-- GOAL OF THE EXERCISE --
Take the lines of the data below from the very first through the line containing "(0,0) rectangle (1497,860);" and output them exactly, pictures excluded.

-- INFORMATION SHOWN --
---

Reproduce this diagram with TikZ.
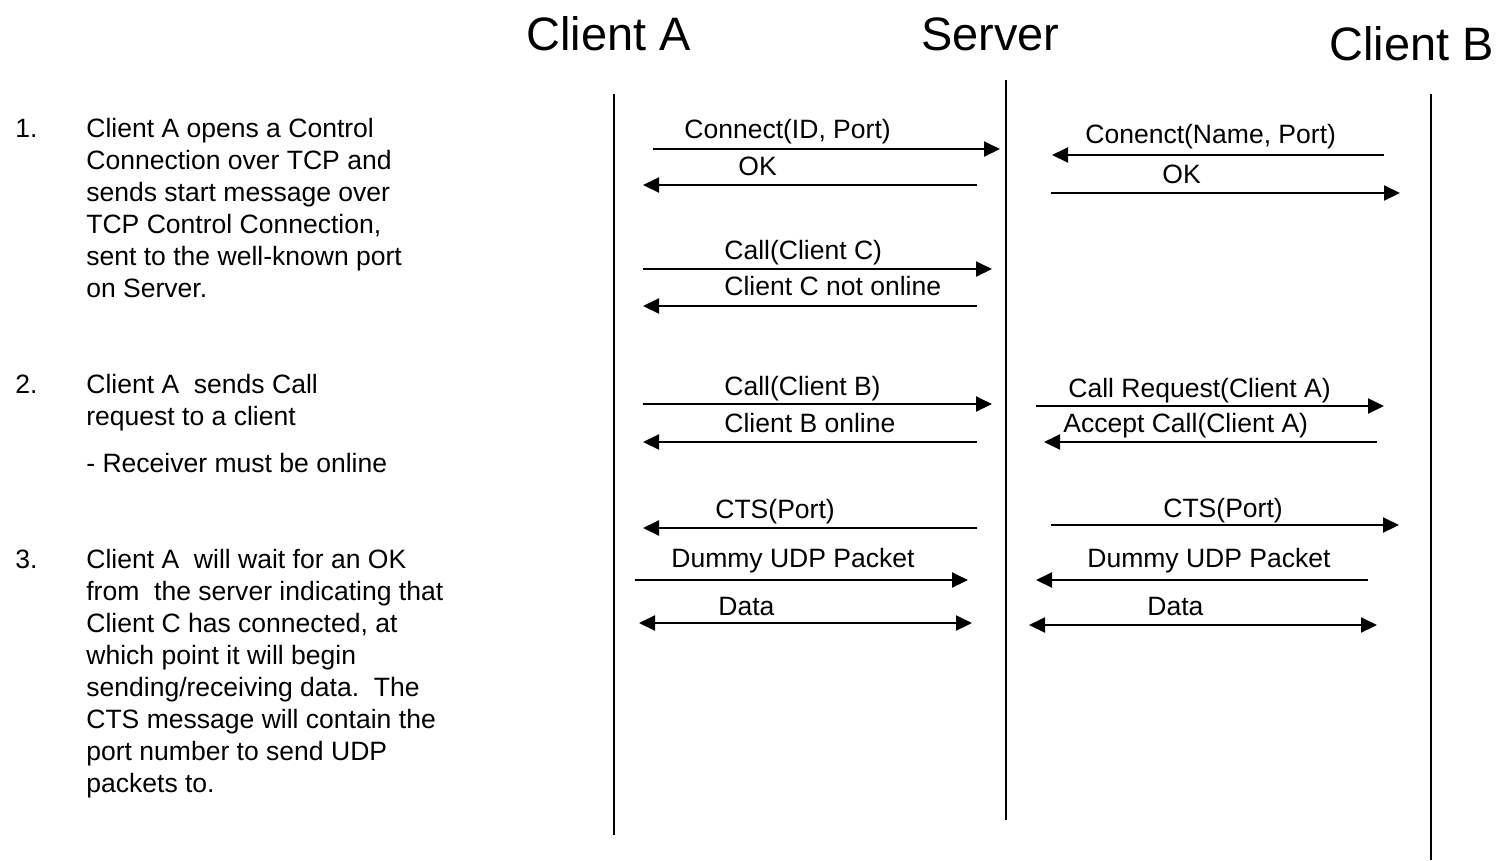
\documentclass[tikz,border=0pt]{standalone}
\usepackage{fontspec}
\setmainfont{Liberation Sans}
\usetikzlibrary{arrows.meta}
\begin{document}
\begin{tikzpicture}[x=0.02cm,y=-0.02cm,
  lifeline/.style={line width=0.04cm},
  msg/.style={line width=0.04cm,-{Triangle[length=0.32cm,width=0.3cm]}},
  both/.style={line width=0.04cm,{Triangle[length=0.32cm,width=0.3cm]}-{Triangle[length=0.32cm,width=0.3cm]}},
  lbl/.style={anchor=base west,inner sep=0pt,font=\fontsize{15.1}{18}\selectfont},
  txt/.style={anchor=base west,inner sep=0pt,font=\fontsize{15.1}{18}\selectfont},
  title/.style={anchor=base west,inner sep=0pt,font=\fontsize{26.7}{30}\selectfont}]
\useasboundingbox (0,0) rectangle (1497,860);

% participants
\node[title] (tA) at (526,50) {Client A};
\node[title] (tS) at (921,50) {Server};
\node[title] (tB) at (1329,60) {Client B};

% lifelines
\coordinate (A0) at (614,94);  \coordinate (A1) at (614,835);
\coordinate (S0) at (1006,80); \coordinate (S1) at (1006,820);
\coordinate (B0) at (1431,94); \coordinate (B1) at (1431,860);
\draw[lifeline] (A0) -- (A1);
\draw[lifeline] (S0) -- (S1);
\draw[lifeline] (B0) -- (B1);

% ---- Client A <-> Server ----
\coordinate (m1a) at (653,149); \coordinate (m1b) at (1000,149);
\draw[msg] (m1a) -- (m1b);
\node[lbl] (l1) at (684,138) {Connect(ID, Port)};

\coordinate (m2a) at (977,185); \coordinate (m2b) at (643,185);
\draw[msg] (m2a) -- (m2b);
\node[lbl] (l2) at (738,175) {OK};

\coordinate (m3a) at (643,269); \coordinate (m3b) at (992,269);
\draw[msg] (m3a) -- (m3b);
\node[lbl] (l3) at (724,259) {Call(Client C)};

\coordinate (m4a) at (977,306); \coordinate (m4b) at (643,306);
\draw[msg] (m4a) -- (m4b);
\node[lbl] (l4) at (724,295) {Client C not online};

\coordinate (m5a) at (643,404); \coordinate (m5b) at (992,404);
\draw[msg] (m5a) -- (m5b);
\node[lbl] (l5) at (724,395) {Call(Client B)};

\coordinate (m6a) at (977,442); \coordinate (m6b) at (643,442);
\draw[msg] (m6a) -- (m6b);
\node[lbl] (l6) at (724,432) {Client B online};

\coordinate (m7a) at (977,528); \coordinate (m7b) at (643,528);
\draw[msg] (m7a) -- (m7b);
\node[lbl] (l7) at (715,518) {CTS(Port)};

\coordinate (m8a) at (635,580); \coordinate (m8b) at (968,580);
\draw[msg] (m8a) -- (m8b);
\node[lbl] (l8) at (671,567) {Dummy UDP Packet};

\coordinate (m9a) at (639,623); \coordinate (m9b) at (972,623);
\draw[both] (m9a) -- (m9b);
\node[lbl] (l9) at (718,615) {Data};

% ---- Server <-> Client B ----
\coordinate (n1a) at (1384,155); \coordinate (n1b) at (1052,155);
\draw[msg] (n1a) -- (n1b);
\node[lbl] (k1) at (1085,143) {Conenct(Name, Port)};

\coordinate (n2a) at (1051,193); \coordinate (n2b) at (1400,193);
\draw[msg] (n2a) -- (n2b);
\node[lbl] (k2) at (1162,183) {OK};

\coordinate (n3a) at (1036,406); \coordinate (n3b) at (1384,406);
\draw[msg] (n3a) -- (n3b);
\node[lbl] (k3) at (1068,397) {Call Request(Client A)};

\coordinate (n4a) at (1377,442); \coordinate (n4b) at (1044,442);
\draw[msg] (n4a) -- (n4b);
\node[lbl] (k4) at (1063,432) {Accept Call(Client A)};

\coordinate (n5a) at (1051,525); \coordinate (n5b) at (1399,525);
\draw[msg] (n5a) -- (n5b);
\node[lbl] (k5) at (1163,517) {CTS(Port)};

\coordinate (n6a) at (1368,580); \coordinate (n6b) at (1036,580);
\draw[msg] (n6a) -- (n6b);
\node[lbl] (k6) at (1087,567) {Dummy UDP Packet};

\coordinate (n7a) at (1029,625); \coordinate (n7b) at (1377,625);
\draw[both] (n7a) -- (n7b);
\node[lbl] (k7) at (1147,615) {Data};

% ---- description list ----
\node[txt] (n1) at (15,137) {1.};
\node[txt] (p1a) at (86,137) {Client A opens a Control};
\node[txt] (p1b) at (86,169) {Connection over TCP and};
\node[txt] (p1c) at (86,201) {sends start message over};
\node[txt] (p1d) at (86,233) {TCP Control Connection,};
\node[txt] (p1e) at (86,265) {sent to the well-known port};
\node[txt] (p1f) at (86,297) {on Server.};

\node[txt] (n2) at (15,393) {2.};
\node[txt] (p2a) at (86,393) {Client A\ \ sends Call};
\node[txt] (p2b) at (86,425) {request to a client};
\node[txt] (p2c) at (86,472) {- Receiver must be online};

\node[txt] (n3) at (15,568) {3.};
\node[txt] (p3a) at (86,568) {Client A\ \ will wait for an OK};
\node[txt] (p3b) at (86,600) {from\ \ the server indicating that};
\node[txt] (p3c) at (86,632) {Client C has connected, at};
\node[txt] (p3d) at (86,664) {which point it will begin};
\node[txt] (p3e) at (86,696) {sending/receiving data.\ \ The};
\node[txt] (p3f) at (86,728) {CTS message will contain the};
\node[txt] (p3g) at (86,760) {port number to send UDP};
\node[txt] (p3h) at (86,792) {packets to.};
\end{tikzpicture}
\end{document}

---

-- EXPECTED OUTPUT --
Reproduce this diagram with TikZ.
\documentclass[tikz,border=0pt]{standalone}
\usepackage{fontspec}
\setmainfont{Liberation Sans}
\usetikzlibrary{arrows.meta}
\begin{document}
\begin{tikzpicture}[x=0.02cm,y=-0.02cm,
  lifeline/.style={line width=0.04cm},
  msg/.style={line width=0.04cm,-{Triangle[length=0.32cm,width=0.3cm]}},
  both/.style={line width=0.04cm,{Triangle[length=0.32cm,width=0.3cm]}-{Triangle[length=0.32cm,width=0.3cm]}},
  lbl/.style={anchor=base west,inner sep=0pt,font=\fontsize{15.1}{18}\selectfont},
  txt/.style={anchor=base west,inner sep=0pt,font=\fontsize{15.1}{18}\selectfont},
  title/.style={anchor=base west,inner sep=0pt,font=\fontsize{26.7}{30}\selectfont}]
\useasboundingbox (0,0) rectangle (1497,860);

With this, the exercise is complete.